**STATED EXERCISE**
Copy exactly the lines of the material below that run from the one containing "Rebuild this chart" through the one containing "2601.90, 2601.50, 2605.33]". Copy no other lines.

**DATA LISTING**
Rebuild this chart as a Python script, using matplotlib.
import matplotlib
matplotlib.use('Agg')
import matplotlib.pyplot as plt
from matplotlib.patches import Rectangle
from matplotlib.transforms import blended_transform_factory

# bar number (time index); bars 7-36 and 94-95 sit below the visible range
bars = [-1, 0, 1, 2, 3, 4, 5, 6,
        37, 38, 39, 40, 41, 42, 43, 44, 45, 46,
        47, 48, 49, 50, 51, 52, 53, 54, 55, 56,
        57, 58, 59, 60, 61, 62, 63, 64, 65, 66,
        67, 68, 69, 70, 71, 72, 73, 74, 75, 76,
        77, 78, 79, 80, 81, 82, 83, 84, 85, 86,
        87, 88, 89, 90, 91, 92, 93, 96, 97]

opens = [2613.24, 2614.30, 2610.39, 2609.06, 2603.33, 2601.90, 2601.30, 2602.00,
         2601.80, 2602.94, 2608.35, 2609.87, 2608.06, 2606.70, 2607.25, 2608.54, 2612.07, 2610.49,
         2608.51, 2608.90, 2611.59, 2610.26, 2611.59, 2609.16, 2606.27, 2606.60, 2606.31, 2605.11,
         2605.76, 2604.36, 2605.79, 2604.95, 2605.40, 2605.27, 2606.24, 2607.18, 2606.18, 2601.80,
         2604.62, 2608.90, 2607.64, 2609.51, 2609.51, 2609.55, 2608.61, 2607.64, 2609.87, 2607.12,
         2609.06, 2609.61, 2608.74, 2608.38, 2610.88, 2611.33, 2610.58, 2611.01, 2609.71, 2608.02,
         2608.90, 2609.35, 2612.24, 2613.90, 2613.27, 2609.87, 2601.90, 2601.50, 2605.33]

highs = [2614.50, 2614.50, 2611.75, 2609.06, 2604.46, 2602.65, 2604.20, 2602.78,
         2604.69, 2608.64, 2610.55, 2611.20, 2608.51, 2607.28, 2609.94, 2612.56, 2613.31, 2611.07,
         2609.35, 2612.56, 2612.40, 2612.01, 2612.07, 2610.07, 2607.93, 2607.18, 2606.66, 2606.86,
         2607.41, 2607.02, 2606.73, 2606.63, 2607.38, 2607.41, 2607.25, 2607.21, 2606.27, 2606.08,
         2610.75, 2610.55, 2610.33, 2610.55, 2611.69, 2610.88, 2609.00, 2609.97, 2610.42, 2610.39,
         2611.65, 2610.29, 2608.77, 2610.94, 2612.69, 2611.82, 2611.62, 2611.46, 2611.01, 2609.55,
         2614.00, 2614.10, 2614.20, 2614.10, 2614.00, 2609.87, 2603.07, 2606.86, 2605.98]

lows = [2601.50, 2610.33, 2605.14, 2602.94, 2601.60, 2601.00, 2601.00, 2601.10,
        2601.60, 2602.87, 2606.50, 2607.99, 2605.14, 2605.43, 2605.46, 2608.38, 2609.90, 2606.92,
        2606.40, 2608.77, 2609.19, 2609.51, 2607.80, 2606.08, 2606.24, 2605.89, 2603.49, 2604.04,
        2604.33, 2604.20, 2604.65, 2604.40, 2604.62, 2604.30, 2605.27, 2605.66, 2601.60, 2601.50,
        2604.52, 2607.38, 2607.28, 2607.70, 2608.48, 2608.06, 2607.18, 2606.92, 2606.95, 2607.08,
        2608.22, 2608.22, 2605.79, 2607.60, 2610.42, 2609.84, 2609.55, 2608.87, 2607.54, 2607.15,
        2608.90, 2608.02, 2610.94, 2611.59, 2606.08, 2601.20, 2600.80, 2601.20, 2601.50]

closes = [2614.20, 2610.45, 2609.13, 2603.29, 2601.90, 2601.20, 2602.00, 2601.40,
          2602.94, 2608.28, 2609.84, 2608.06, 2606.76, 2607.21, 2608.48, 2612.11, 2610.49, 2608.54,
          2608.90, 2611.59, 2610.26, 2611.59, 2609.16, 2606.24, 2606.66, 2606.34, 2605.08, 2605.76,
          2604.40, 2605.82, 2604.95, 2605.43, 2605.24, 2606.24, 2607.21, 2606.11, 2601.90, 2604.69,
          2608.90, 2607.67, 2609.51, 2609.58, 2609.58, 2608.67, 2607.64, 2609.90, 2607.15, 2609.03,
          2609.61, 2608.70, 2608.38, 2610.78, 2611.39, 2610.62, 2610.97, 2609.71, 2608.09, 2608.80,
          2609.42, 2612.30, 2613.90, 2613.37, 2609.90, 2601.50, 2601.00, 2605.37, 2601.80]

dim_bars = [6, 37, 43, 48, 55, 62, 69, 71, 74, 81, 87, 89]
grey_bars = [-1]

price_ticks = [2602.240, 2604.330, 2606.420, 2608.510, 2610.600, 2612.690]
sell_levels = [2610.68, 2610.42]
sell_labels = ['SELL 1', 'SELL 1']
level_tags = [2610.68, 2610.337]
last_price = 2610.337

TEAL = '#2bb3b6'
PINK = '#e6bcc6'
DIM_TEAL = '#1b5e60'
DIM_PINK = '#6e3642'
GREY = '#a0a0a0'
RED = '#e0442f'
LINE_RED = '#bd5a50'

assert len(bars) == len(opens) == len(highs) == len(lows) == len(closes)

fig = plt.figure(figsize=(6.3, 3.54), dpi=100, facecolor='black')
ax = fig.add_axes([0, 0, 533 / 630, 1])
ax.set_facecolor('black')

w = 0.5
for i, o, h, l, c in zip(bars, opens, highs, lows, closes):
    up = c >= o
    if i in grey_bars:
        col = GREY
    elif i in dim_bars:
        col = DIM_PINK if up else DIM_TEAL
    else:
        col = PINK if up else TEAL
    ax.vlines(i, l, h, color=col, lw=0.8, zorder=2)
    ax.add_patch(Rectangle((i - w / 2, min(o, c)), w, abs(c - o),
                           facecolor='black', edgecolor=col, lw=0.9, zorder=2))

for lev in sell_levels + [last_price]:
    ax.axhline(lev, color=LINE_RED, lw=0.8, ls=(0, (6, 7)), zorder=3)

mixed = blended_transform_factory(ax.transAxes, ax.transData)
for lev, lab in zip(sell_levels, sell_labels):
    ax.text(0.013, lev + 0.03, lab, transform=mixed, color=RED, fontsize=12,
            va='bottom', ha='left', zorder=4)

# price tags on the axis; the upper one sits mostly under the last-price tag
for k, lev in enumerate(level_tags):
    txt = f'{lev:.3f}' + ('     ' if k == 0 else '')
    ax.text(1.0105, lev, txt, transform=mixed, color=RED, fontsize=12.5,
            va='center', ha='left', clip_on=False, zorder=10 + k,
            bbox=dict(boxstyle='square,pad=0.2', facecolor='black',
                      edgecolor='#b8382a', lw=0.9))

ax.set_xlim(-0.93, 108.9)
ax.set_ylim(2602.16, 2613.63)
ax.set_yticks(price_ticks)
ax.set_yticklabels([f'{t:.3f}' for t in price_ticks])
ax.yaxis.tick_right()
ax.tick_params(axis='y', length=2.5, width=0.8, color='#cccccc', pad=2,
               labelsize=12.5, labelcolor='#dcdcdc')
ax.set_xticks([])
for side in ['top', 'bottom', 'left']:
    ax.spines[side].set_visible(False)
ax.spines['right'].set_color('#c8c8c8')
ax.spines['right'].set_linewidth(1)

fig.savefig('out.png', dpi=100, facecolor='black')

==

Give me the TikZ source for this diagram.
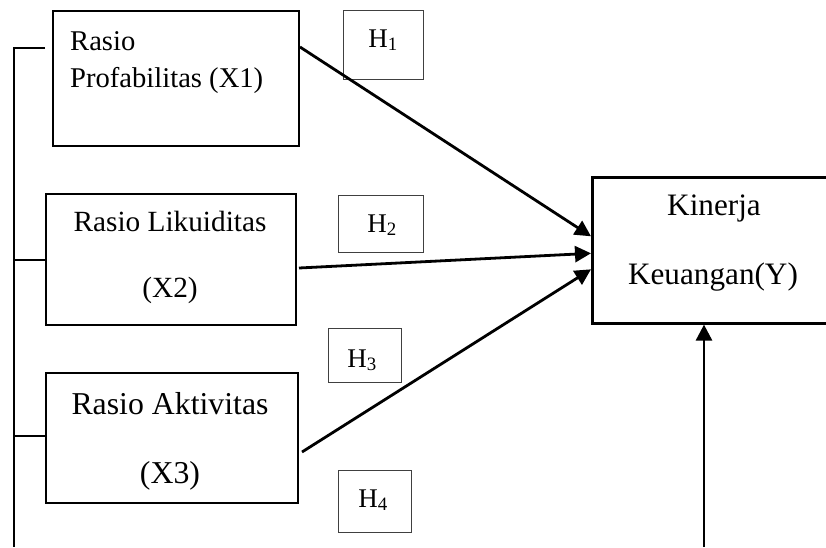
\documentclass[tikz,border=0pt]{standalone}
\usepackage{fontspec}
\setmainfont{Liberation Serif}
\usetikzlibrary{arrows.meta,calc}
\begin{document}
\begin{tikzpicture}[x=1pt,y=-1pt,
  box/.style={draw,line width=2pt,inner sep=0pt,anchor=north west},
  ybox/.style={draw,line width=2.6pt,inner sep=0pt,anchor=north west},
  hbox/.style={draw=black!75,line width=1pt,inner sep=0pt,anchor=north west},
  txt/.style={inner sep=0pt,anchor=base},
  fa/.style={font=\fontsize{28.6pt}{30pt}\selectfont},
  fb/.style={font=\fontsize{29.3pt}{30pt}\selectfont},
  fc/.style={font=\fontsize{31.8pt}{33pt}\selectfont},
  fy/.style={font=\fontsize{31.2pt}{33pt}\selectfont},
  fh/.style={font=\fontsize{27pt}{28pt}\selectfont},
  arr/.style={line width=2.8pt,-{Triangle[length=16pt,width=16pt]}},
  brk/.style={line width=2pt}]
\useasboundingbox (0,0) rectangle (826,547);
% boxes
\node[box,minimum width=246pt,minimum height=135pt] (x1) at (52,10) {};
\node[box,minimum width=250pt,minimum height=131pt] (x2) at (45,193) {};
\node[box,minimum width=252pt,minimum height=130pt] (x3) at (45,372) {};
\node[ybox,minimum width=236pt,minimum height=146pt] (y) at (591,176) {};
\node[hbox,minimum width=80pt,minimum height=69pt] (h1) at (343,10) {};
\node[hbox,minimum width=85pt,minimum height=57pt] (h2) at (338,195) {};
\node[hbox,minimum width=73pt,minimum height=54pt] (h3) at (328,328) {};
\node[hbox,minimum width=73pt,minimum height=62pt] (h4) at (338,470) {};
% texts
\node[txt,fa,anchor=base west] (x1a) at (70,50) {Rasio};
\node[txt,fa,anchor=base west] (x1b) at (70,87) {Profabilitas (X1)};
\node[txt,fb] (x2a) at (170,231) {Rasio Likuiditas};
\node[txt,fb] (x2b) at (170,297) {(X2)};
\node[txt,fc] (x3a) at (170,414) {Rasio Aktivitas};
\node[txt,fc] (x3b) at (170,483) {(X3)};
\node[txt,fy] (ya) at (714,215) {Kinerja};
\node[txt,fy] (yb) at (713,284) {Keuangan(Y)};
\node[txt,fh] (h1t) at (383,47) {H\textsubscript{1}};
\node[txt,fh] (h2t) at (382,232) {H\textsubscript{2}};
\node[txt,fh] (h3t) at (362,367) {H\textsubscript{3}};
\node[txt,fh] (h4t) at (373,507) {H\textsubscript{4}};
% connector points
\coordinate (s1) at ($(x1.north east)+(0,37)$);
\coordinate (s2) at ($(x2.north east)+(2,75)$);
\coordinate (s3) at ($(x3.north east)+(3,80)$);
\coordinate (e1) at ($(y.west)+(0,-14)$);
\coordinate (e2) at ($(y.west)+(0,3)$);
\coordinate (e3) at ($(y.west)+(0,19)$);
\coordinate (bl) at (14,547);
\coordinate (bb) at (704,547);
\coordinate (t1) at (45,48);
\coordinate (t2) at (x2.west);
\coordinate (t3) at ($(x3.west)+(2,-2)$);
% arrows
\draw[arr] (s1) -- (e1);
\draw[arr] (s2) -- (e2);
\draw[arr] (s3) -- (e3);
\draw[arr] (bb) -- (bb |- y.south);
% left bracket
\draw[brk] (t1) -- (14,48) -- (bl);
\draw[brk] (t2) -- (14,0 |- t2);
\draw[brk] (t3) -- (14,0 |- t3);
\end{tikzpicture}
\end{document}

**RESPONSE**
Rebuild this chart as a Python script, using matplotlib.
import matplotlib
matplotlib.use('Agg')
import matplotlib.pyplot as plt
from matplotlib.patches import Rectangle
from matplotlib.transforms import blended_transform_factory

# bar number (time index); bars 7-36 and 94-95 sit below the visible range
bars = [-1, 0, 1, 2, 3, 4, 5, 6,
        37, 38, 39, 40, 41, 42, 43, 44, 45, 46,
        47, 48, 49, 50, 51, 52, 53, 54, 55, 56,
        57, 58, 59, 60, 61, 62, 63, 64, 65, 66,
        67, 68, 69, 70, 71, 72, 73, 74, 75, 76,
        77, 78, 79, 80, 81, 82, 83, 84, 85, 86,
        87, 88, 89, 90, 91, 92, 93, 96, 97]

opens = [2613.24, 2614.30, 2610.39, 2609.06, 2603.33, 2601.90, 2601.30, 2602.00,
         2601.80, 2602.94, 2608.35, 2609.87, 2608.06, 2606.70, 2607.25, 2608.54, 2612.07, 2610.49,
         2608.51, 2608.90, 2611.59, 2610.26, 2611.59, 2609.16, 2606.27, 2606.60, 2606.31, 2605.11,
         2605.76, 2604.36, 2605.79, 2604.95, 2605.40, 2605.27, 2606.24, 2607.18, 2606.18, 2601.80,
         2604.62, 2608.90, 2607.64, 2609.51, 2609.51, 2609.55, 2608.61, 2607.64, 2609.87, 2607.12,
         2609.06, 2609.61, 2608.74, 2608.38, 2610.88, 2611.33, 2610.58, 2611.01, 2609.71, 2608.02,
         2608.90, 2609.35, 2612.24, 2613.90, 2613.27, 2609.87, 2601.90, 2601.50, 2605.33]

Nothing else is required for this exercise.